HABITS: It is the mischievous, obnoxious, and downright perilous nature of these seductive creatures to leave suspicious traces, scents, hints, and clues of illicit dalliance on or about the persons of their innocent and unsuspecting victims: a blond hair on the lapel of a chap married to a brunette; the smell of strange after-shave in a young bride’s hair; a carefully planted matchbook from an exotic night club; a phone number scrawled on a cocktail napkin; unaccountable credit card receipts—and of course, that old favorite, lipstick on your collar. Fairy wooing of mortals is traditional; there are, for example, many folktales about the tragically impossible love of mermen for princesses, and mermaids for princes . . . but the object of an Evil Neckromancer’s affections is not even offered a life of bliss in a city beneath the sea. Those who bear the mark of the Evil Neckromancer just end up having to sleep on the couch.
HISTORY: To the trained eye, the victim’s symptoms (lipstick on the collar, hickies on the throat) are evidence that Evil Neckromancers are decadent, distant relatives of central Europe’s dread Nosferatu. (The more direct descendants of that blood-sucking clan, still undead in the New World today, practice the occult rites of personal management.) The era now known as the Boring Twenties was the heyday of the American Neckromancers, who came flickering out of Hollywood in the guise of “Sheiks” and “Vamps,” appearing as tempting visions before hithertofore innocent American couples seated in darkened movie houses.
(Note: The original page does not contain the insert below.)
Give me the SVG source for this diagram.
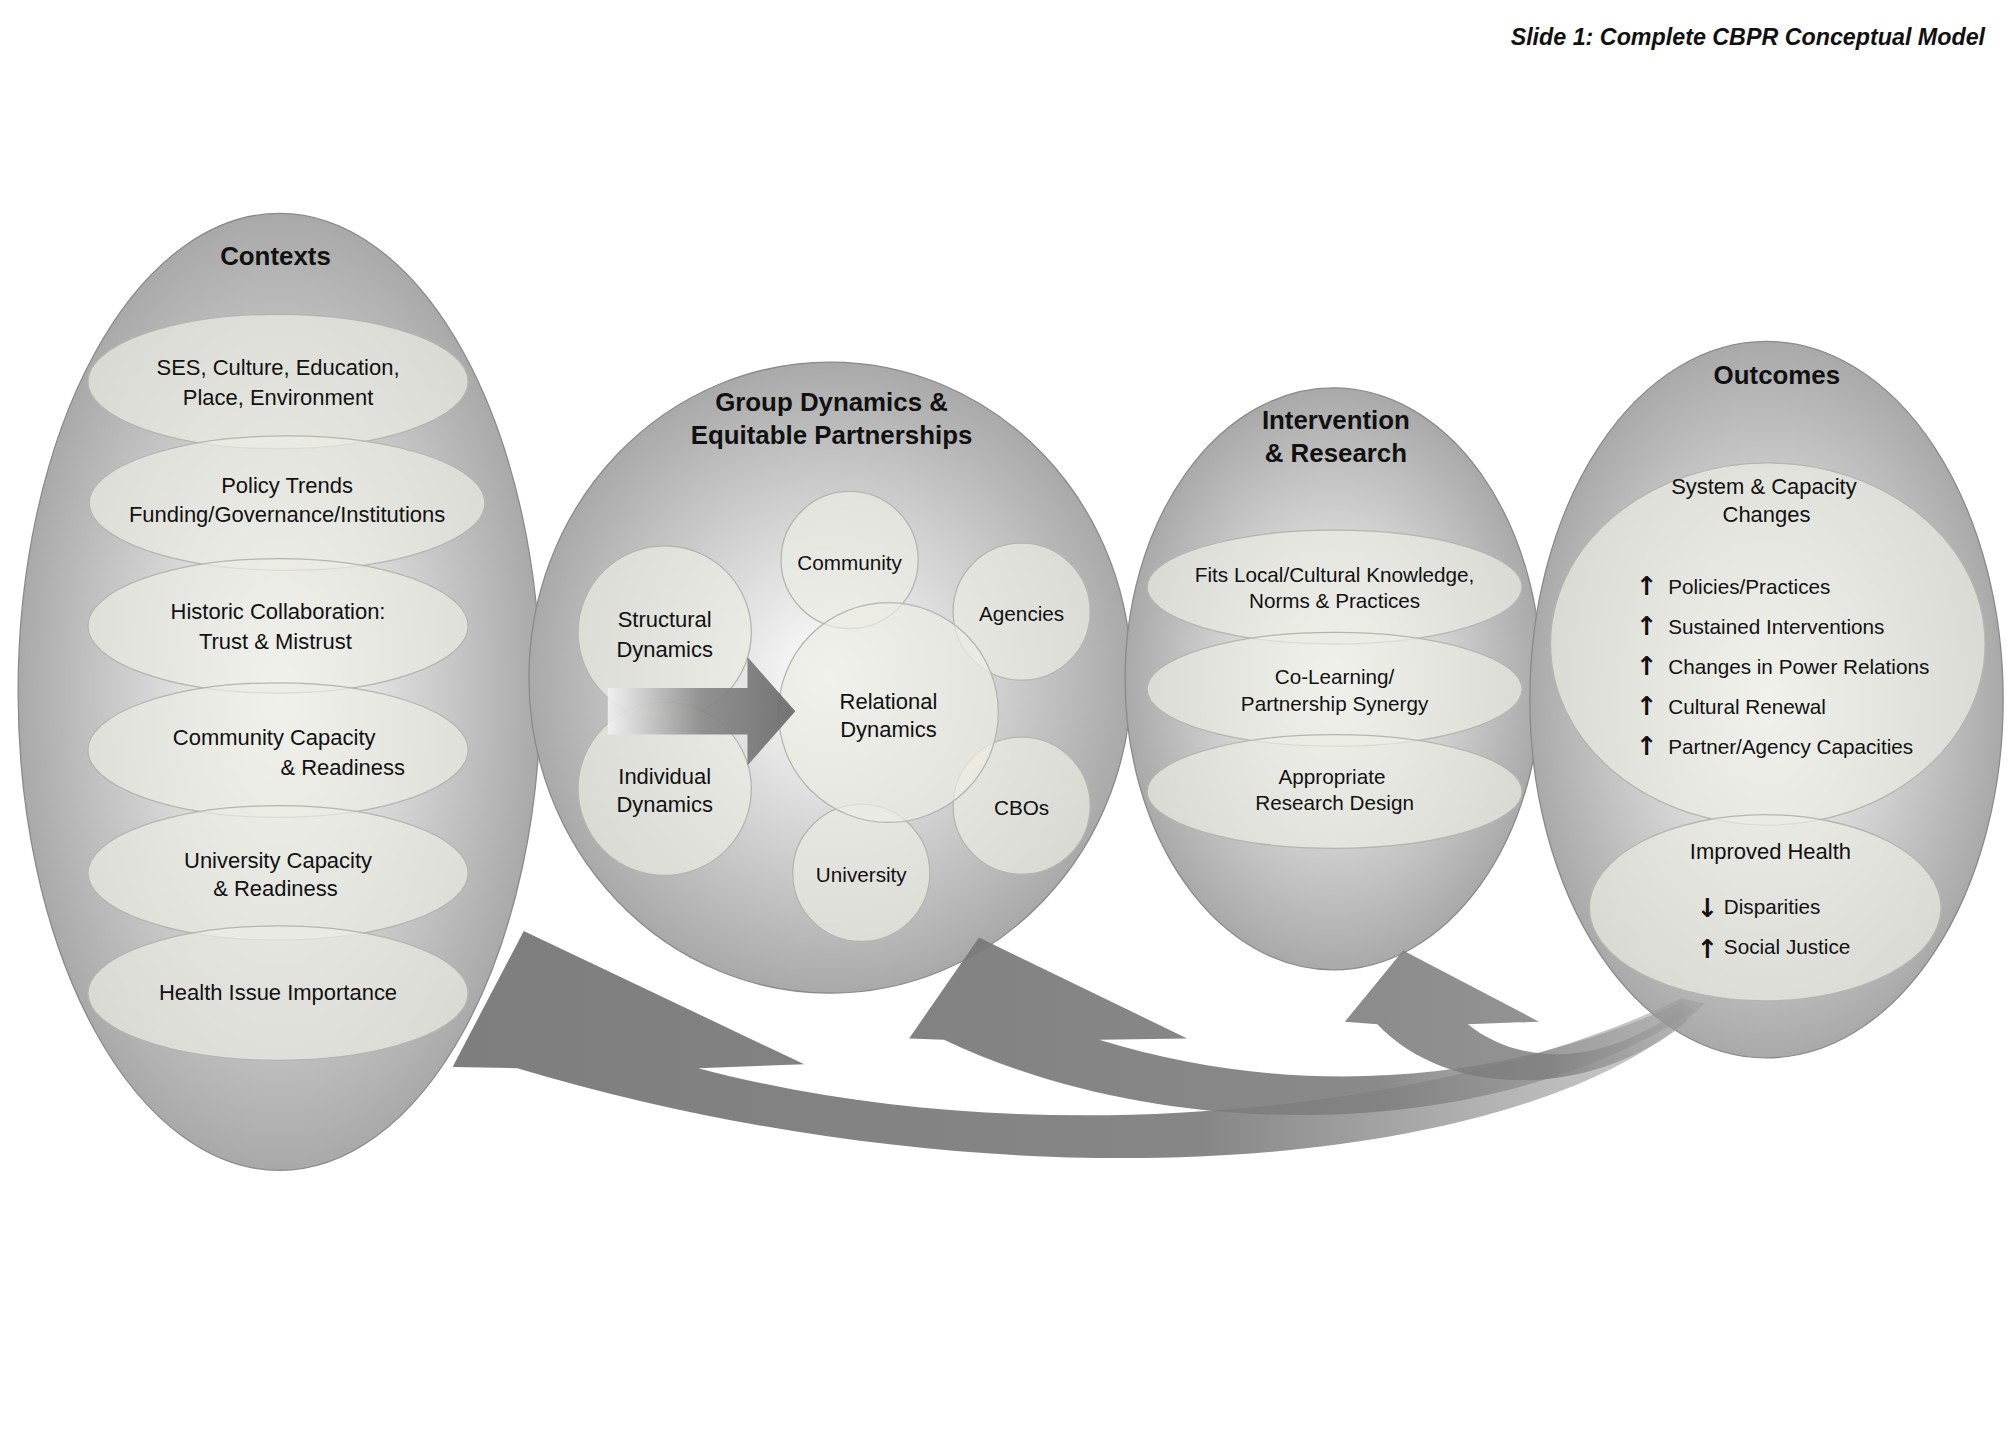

They caused the hideous practice of “necking” to spread across the nation like a beard rash on a maiden throat. During the forties, many a gallant serviceman on leave came home to his sweet patootie only to find disquieting evidence insidiously left by the Neckromancers: strange cars in driveways, ten-gallon hats, pipes smoking in ashtrays, and huge pairs of unfamiliar boxer shorts hanging from bedroom doorknobs. Fortunately for the future bliss of America’s tootsies (and fellas), most servicemen accepted their tootsies’ honest explanation for those evil “artifacts”: “I just don’t know how that got there.”
SPOTTER’S TIPS: You don’t spot a Neckromancer; a Neckromancer spots you. And unless you enjoy screaming, door-slamming, bag-packing rages, protestations, and recriminations, you are advised to ignore the Neckromancer’s handiwork at all times.